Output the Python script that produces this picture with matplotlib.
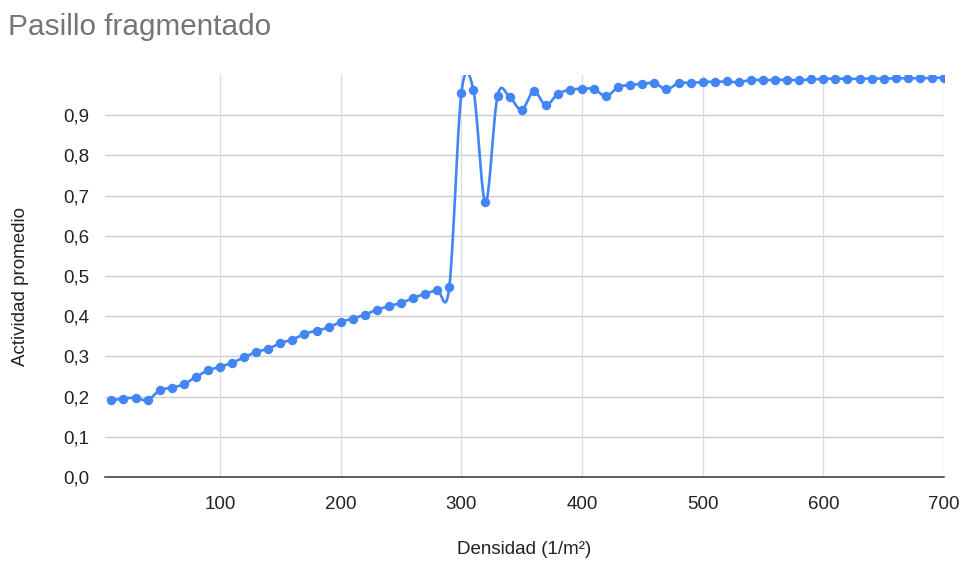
import numpy as np
import matplotlib
matplotlib.use("Agg")
import matplotlib.pyplot as plt
from matplotlib.ticker import FuncFormatter

plt.rcParams['font.family'] = ['Liberation Sans', 'DejaVu Sans']

# Densidad (1/m²) and actividad promedio
densidad = list(range(10, 701, 10))
actividad = [
    0.191, 0.195, 0.197, 0.191, 0.216, 0.222, 0.231, 0.249, 0.265, 0.274,
    0.284, 0.298, 0.311, 0.319, 0.333, 0.342, 0.356, 0.364, 0.372, 0.386,
    0.394, 0.404, 0.416, 0.425, 0.433, 0.445, 0.456, 0.465, 0.472, 0.954,
    0.963, 0.683, 0.948, 0.945, 0.913, 0.960, 0.925, 0.953, 0.963, 0.966,
    0.965, 0.947, 0.970, 0.975, 0.978, 0.980, 0.964, 0.980, 0.980, 0.983,
    0.983, 0.984, 0.982, 0.988, 0.987, 0.988, 0.988, 0.987, 0.989, 0.990,
    0.991, 0.990, 0.991, 0.991, 0.991, 0.992, 0.992, 0.992, 0.993, 0.993,
]

x_ticks = [100, 200, 300, 400, 500, 600, 700]
y_ticks = [0.0, 0.1, 0.2, 0.3, 0.4, 0.5, 0.6, 0.7, 0.8, 0.9]

BLUE = '#4285F4'


def catmull_rom(xs, ys, steps=20):
    # smooth curve through every point (uniform Catmull-Rom)
    xs = np.asarray(xs, float)
    ys = np.asarray(ys, float)
    n = len(xs)
    my = np.empty(n)
    my[1:-1] = (ys[2:] - ys[:-2]) / 2
    my[0] = ys[1] - ys[0]
    my[-1] = ys[-1] - ys[-2]
    mx = np.empty(n)
    mx[1:-1] = (xs[2:] - xs[:-2]) / 2
    mx[0] = xs[1] - xs[0]
    mx[-1] = xs[-1] - xs[-2]
    t = np.linspace(0, 1, steps, endpoint=False)
    h00 = 2 * t**3 - 3 * t**2 + 1
    h10 = t**3 - 2 * t**2 + t
    h01 = -2 * t**3 + 3 * t**2
    h11 = t**3 - t**2
    cx, cy = [], []
    for i in range(n - 1):
        cx.append(h00 * xs[i] + h10 * mx[i] + h01 * xs[i + 1] + h11 * mx[i + 1])
        cy.append(h00 * ys[i] + h10 * my[i] + h01 * ys[i + 1] + h11 * my[i + 1])
    cx.append([xs[-1]])
    cy.append([ys[-1]])
    return np.concatenate(cx), np.concatenate(cy)


fig = plt.figure(figsize=(9.63, 5.65), dpi=100)
ax = fig.add_axes([105 / 963, 88 / 565, 839 / 963, 402 / 565])

sx, sy = catmull_rom(densidad, actividad)
ax.plot(sx, sy, color=BLUE, linewidth=1.9, solid_capstyle='round', zorder=3)
ax.plot(densidad, actividad, 'o', color=BLUE, markersize=6.8,
        markeredgewidth=0, zorder=4)

ax.set_xlim(4.7, 700)
ax.set_ylim(0, 1.0)
ax.set_xticks(x_ticks)
ax.set_yticks(y_ticks)
ax.yaxis.set_major_formatter(FuncFormatter(lambda v, _: f"{v:.1f}".replace('.', ',')))

for s in ['top', 'left', 'right']:
    ax.spines[s].set_visible(False)
ax.spines['bottom'].set_color('#333333')
ax.spines['bottom'].set_linewidth(1.1)
ax.spines['bottom'].set_zorder(5)

for v in y_ticks[1:]:
    ax.axhline(v, color='#cccccc', linewidth=1.0, zorder=1)
for v in x_ticks:
    ax.axvline(v, color='#dddddd', linewidth=1.0, zorder=1)

ax.tick_params(length=0, labelsize=13.5, colors='#222222')
ax.tick_params(axis='x', pad=14)
ax.tick_params(axis='y', pad=11)

fig.text(8 / 963, 1 - 27 / 565, "Pasillo fragmentado", fontsize=21.4,
         color='#757575', va='center', ha='left')
fig.text(524 / 963, 1 - 549 / 565, "Densidad (1/m²)", fontsize=13.5,
         color='#222222', ha='center', va='center')
fig.text(21 / 963, 1 - 287 / 565, "Actividad promedio", fontsize=13.5,
         color='#222222', ha='center', va='center', rotation=90)

fig.savefig("out.png", dpi=100)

====

:: PROBLEM TO WORK ON ::
Repeat, exactly and in full, each line from the start of the data to the line that contains "BLUE = '#4285F4'". Pictures do not go in.

:: SOLUTION ::
Output the Python script that produces this picture with matplotlib.
import numpy as np
import matplotlib
matplotlib.use("Agg")
import matplotlib.pyplot as plt
from matplotlib.ticker import FuncFormatter

plt.rcParams['font.family'] = ['Liberation Sans', 'DejaVu Sans']

# Densidad (1/m²) and actividad promedio
densidad = list(range(10, 701, 10))
actividad = [
    0.191, 0.195, 0.197, 0.191, 0.216, 0.222, 0.231, 0.249, 0.265, 0.274,
    0.284, 0.298, 0.311, 0.319, 0.333, 0.342, 0.356, 0.364, 0.372, 0.386,
    0.394, 0.404, 0.416, 0.425, 0.433, 0.445, 0.456, 0.465, 0.472, 0.954,
    0.963, 0.683, 0.948, 0.945, 0.913, 0.960, 0.925, 0.953, 0.963, 0.966,
    0.965, 0.947, 0.970, 0.975, 0.978, 0.980, 0.964, 0.980, 0.980, 0.983,
    0.983, 0.984, 0.982, 0.988, 0.987, 0.988, 0.988, 0.987, 0.989, 0.990,
    0.991, 0.990, 0.991, 0.991, 0.991, 0.992, 0.992, 0.992, 0.993, 0.993,
]

x_ticks = [100, 200, 300, 400, 500, 600, 700]
y_ticks = [0.0, 0.1, 0.2, 0.3, 0.4, 0.5, 0.6, 0.7, 0.8, 0.9]

BLUE = '#4285F4'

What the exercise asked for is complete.